What you have to do =
Find the lines of data that contain the string "with", then list them.

Source data =
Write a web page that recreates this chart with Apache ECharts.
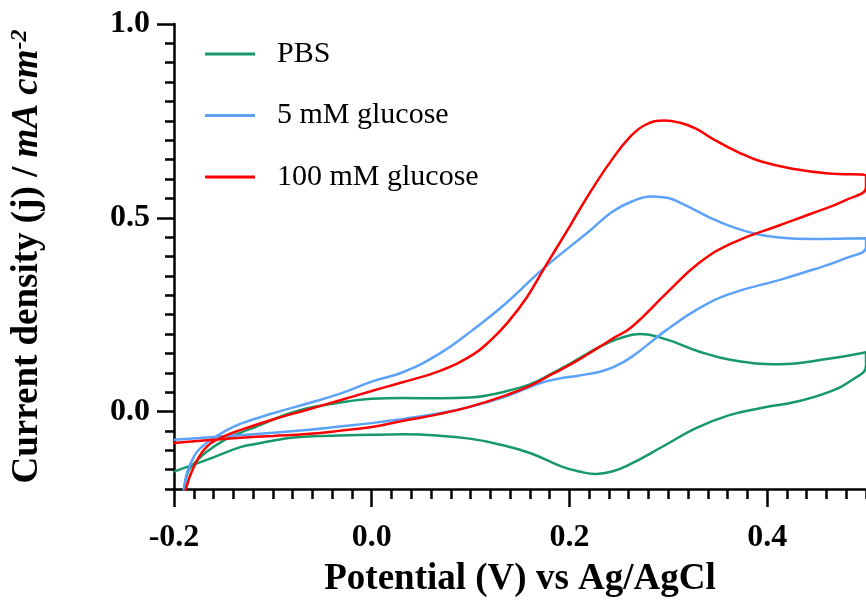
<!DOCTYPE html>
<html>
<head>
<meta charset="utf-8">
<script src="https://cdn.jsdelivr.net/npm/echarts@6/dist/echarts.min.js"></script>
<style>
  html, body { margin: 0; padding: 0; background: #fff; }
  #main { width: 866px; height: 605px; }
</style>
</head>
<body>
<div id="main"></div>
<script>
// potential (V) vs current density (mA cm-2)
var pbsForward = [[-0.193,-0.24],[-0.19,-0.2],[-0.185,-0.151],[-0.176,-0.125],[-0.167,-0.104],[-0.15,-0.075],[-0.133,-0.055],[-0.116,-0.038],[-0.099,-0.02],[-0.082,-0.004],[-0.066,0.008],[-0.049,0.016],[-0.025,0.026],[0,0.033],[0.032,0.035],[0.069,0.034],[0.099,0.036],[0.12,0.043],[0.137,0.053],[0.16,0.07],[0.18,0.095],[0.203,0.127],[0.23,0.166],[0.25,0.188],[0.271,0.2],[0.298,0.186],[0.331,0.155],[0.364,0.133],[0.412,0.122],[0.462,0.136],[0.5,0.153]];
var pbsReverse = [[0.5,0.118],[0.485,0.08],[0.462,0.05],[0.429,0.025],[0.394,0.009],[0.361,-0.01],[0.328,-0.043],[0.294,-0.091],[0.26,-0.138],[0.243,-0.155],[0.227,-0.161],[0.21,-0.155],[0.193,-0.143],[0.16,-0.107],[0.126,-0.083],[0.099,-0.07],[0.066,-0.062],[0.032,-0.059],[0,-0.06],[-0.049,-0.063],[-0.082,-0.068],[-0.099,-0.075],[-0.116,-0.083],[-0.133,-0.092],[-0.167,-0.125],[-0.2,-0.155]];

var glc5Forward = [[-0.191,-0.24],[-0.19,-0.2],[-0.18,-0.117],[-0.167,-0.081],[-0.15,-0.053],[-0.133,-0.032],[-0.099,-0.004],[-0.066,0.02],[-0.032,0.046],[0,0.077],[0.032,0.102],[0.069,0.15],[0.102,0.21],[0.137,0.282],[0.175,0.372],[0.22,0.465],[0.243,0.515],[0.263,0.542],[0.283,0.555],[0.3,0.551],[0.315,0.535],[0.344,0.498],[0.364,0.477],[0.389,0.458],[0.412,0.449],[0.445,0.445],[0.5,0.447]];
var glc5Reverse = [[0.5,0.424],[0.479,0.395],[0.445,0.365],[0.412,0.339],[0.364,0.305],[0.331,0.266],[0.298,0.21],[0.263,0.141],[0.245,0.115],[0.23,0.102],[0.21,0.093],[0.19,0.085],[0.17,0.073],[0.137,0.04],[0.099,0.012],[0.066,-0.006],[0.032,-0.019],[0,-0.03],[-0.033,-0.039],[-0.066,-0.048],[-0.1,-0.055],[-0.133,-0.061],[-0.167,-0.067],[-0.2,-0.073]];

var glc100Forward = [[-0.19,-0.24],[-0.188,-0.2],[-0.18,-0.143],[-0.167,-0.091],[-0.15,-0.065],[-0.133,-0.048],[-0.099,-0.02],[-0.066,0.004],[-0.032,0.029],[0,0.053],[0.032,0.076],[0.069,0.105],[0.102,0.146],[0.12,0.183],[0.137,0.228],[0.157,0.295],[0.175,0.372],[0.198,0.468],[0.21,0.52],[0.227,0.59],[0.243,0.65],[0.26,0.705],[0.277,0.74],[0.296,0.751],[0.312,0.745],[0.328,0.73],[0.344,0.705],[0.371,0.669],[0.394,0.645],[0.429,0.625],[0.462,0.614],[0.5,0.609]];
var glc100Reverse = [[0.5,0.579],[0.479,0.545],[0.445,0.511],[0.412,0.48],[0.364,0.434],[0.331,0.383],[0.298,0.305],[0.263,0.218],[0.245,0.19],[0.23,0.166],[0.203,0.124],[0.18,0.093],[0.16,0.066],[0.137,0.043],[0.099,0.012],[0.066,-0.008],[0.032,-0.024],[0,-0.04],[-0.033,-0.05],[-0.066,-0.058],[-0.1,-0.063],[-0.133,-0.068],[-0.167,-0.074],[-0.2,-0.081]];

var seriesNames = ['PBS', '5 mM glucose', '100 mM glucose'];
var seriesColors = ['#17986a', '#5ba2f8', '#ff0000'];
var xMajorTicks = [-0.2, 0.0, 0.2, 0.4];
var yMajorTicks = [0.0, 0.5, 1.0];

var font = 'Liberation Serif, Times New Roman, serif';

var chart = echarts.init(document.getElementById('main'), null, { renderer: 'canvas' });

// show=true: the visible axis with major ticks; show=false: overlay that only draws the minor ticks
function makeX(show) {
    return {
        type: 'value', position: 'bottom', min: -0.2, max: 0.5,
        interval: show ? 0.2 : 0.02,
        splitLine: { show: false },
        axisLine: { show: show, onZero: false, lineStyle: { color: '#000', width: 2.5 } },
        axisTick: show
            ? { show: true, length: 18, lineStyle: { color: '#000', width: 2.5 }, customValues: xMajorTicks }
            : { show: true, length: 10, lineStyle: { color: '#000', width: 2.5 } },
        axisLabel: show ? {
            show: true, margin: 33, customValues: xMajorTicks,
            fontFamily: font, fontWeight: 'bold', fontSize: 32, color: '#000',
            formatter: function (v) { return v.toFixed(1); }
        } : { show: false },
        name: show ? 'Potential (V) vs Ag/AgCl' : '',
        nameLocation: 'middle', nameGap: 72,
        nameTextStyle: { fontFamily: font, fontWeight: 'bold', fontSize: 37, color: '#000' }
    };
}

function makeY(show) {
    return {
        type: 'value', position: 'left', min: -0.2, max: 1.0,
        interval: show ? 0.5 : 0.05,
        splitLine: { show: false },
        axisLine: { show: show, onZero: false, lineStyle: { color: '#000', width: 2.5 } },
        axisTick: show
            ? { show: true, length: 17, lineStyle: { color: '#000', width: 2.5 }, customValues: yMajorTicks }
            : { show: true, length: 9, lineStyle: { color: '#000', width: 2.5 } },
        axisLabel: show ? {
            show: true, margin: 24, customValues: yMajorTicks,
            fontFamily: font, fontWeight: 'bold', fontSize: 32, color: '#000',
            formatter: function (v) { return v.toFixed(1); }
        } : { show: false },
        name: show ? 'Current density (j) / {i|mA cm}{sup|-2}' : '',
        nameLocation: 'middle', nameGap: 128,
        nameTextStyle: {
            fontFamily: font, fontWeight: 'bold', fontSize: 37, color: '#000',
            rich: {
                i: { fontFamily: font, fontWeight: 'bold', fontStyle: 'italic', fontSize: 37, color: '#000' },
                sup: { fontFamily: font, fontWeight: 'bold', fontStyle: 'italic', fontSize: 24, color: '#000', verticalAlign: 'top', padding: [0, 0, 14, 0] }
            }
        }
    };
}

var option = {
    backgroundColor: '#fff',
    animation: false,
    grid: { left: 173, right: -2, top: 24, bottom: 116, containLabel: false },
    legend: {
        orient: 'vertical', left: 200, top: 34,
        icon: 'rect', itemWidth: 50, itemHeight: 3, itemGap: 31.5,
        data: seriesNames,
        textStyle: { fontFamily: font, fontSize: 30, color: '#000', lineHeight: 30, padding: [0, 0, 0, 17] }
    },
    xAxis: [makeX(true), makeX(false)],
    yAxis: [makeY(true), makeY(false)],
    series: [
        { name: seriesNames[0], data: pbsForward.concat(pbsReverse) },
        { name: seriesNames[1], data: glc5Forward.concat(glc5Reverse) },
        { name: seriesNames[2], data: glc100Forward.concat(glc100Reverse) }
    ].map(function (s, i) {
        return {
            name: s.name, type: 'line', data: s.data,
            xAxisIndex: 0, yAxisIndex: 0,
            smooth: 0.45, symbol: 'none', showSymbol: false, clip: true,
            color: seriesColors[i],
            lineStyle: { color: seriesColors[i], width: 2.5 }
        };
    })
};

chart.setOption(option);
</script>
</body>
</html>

Result of the task =
Write a web page that recreates this chart with Apache ECharts.
// show=true: the visible axis with major ticks; show=false: overlay that only draws the minor ticks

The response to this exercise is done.